## Collected data
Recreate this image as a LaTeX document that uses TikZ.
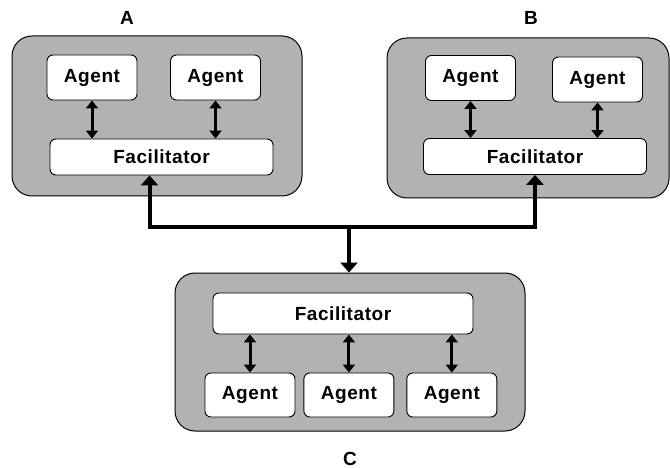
\documentclass[tikz,border=0pt]{standalone}
\usepackage{fontspec}
\setmainfont{Liberation Sans}[LetterSpace=3]
\usetikzlibrary{
  arrows.meta,
  positioning
}
\definecolor{groupgray}{gray}{0.70}

\begin{document}
\begin{tikzpicture}[x = 1pt, y = -1pt,
    every node/.style = {font = \fontsize{19}{22}\selectfont\bfseries},
    group/.style = {draw, line width = 1pt, fill = groupgray, rounded corners = 20pt},
    agent/.style = {draw, line width = 0.9pt, fill = white, rounded corners = 6pt,
      minimum width = 90pt, minimum height = 45pt, inner sep = 0pt},
    facil/.style = {agent, minimum width = 223pt, minimum height = 36pt},
    pair/.style = {line width = 3pt, {Triangle[width = 12pt, length = 8pt]}-{Triangle[width = 12pt, length = 8pt]}},
    bus/.style = {line width = 4pt, -{Triangle[width = 17pt, length = 10pt]}}]
    \useasboundingbox (0,0) rectangle (670,468);

    \node[group, minimum width = 290pt, minimum height = 160pt] (gA) at (157,116) {};
    \node[group, minimum width = 282pt, minimum height = 160pt] (gB) at (528,118) {};
    \node[group, minimum width = 350pt, minimum height = 158pt] (gC) at (350,352) {};

    \node[agent] (a1) at (92,77.5) {Agent};
    \node[agent] (a2) at (215.5,77.5) {Agent};
    \node[facil] (fA) at (161.5,157) {Facilitator};

    \node[agent] (b1) at (470.5,78) {Agent};
    \node[agent] (b2) at (597.5,79.5) {Agent};
    \node[facil] (fB) at (535,156.5) {Facilitator};

    \node[facil, minimum width = 260pt, minimum height = 41pt] (fC) at (343,313.5) {Facilitator};
    \node[agent, minimum height = 44pt] (c1) at (250,395) {Agent};
    \node[agent, minimum height = 44pt, right = 8pt of c1] (c2) {Agent};
    \node[agent, minimum height = 44pt, right = 12pt of c2] (c3) {Agent};

    \node (lA) at (127,18) {A};
    \node (lB) at (531,18) {B};
    \node[below = 17pt of gC] (lC) {C};

    \draw[pair] (a1) -- (a1 |- fA.north);
    \draw[pair] (a2) -- (a2 |- fA.north);
    \draw[pair] (b1) -- (b1 |- fB.north);
    \draw[pair] (b2) -- (b2 |- fB.north);
    \draw[pair] (c1 |- fC.south) -- (c1);
    \draw[pair] (c2 |- fC.south) -- (c2);
    \draw[pair] (c3 |- fC.south) -- (c3);

    \coordinate (hub) at (349,227);
    \draw[bus, {Triangle[width = 17pt, length = 10pt]}-{Triangle[width = 17pt, length = 10pt]}]
      ([xshift = -12pt]fA.south) |- (hub) -| (fB.south);
    \draw[bus] (hub) -- (hub |- gC.north);
\end{tikzpicture}
\end{document}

## What is expected
Everything from the first line of the listing above through the line that contains "17pt of gC]" is to be restated word for word, minus the pictures.

## Result below
Recreate this image as a LaTeX document that uses TikZ.
\documentclass[tikz,border=0pt]{standalone}
\usepackage{fontspec}
\setmainfont{Liberation Sans}[LetterSpace=3]
\usetikzlibrary{
  arrows.meta,
  positioning
}
\definecolor{groupgray}{gray}{0.70}

\begin{document}
\begin{tikzpicture}[x = 1pt, y = -1pt,
    every node/.style = {font = \fontsize{19}{22}\selectfont\bfseries},
    group/.style = {draw, line width = 1pt, fill = groupgray, rounded corners = 20pt},
    agent/.style = {draw, line width = 0.9pt, fill = white, rounded corners = 6pt,
      minimum width = 90pt, minimum height = 45pt, inner sep = 0pt},
    facil/.style = {agent, minimum width = 223pt, minimum height = 36pt},
    pair/.style = {line width = 3pt, {Triangle[width = 12pt, length = 8pt]}-{Triangle[width = 12pt, length = 8pt]}},
    bus/.style = {line width = 4pt, -{Triangle[width = 17pt, length = 10pt]}}]
    \useasboundingbox (0,0) rectangle (670,468);

    \node[group, minimum width = 290pt, minimum height = 160pt] (gA) at (157,116) {};
    \node[group, minimum width = 282pt, minimum height = 160pt] (gB) at (528,118) {};
    \node[group, minimum width = 350pt, minimum height = 158pt] (gC) at (350,352) {};

    \node[agent] (a1) at (92,77.5) {Agent};
    \node[agent] (a2) at (215.5,77.5) {Agent};
    \node[facil] (fA) at (161.5,157) {Facilitator};

    \node[agent] (b1) at (470.5,78) {Agent};
    \node[agent] (b2) at (597.5,79.5) {Agent};
    \node[facil] (fB) at (535,156.5) {Facilitator};

    \node[facil, minimum width = 260pt, minimum height = 41pt] (fC) at (343,313.5) {Facilitator};
    \node[agent, minimum height = 44pt] (c1) at (250,395) {Agent};
    \node[agent, minimum height = 44pt, right = 8pt of c1] (c2) {Agent};
    \node[agent, minimum height = 44pt, right = 12pt of c2] (c3) {Agent};

    \node (lA) at (127,18) {A};
    \node (lB) at (531,18) {B};
    \node[below = 17pt of gC] (lC) {C};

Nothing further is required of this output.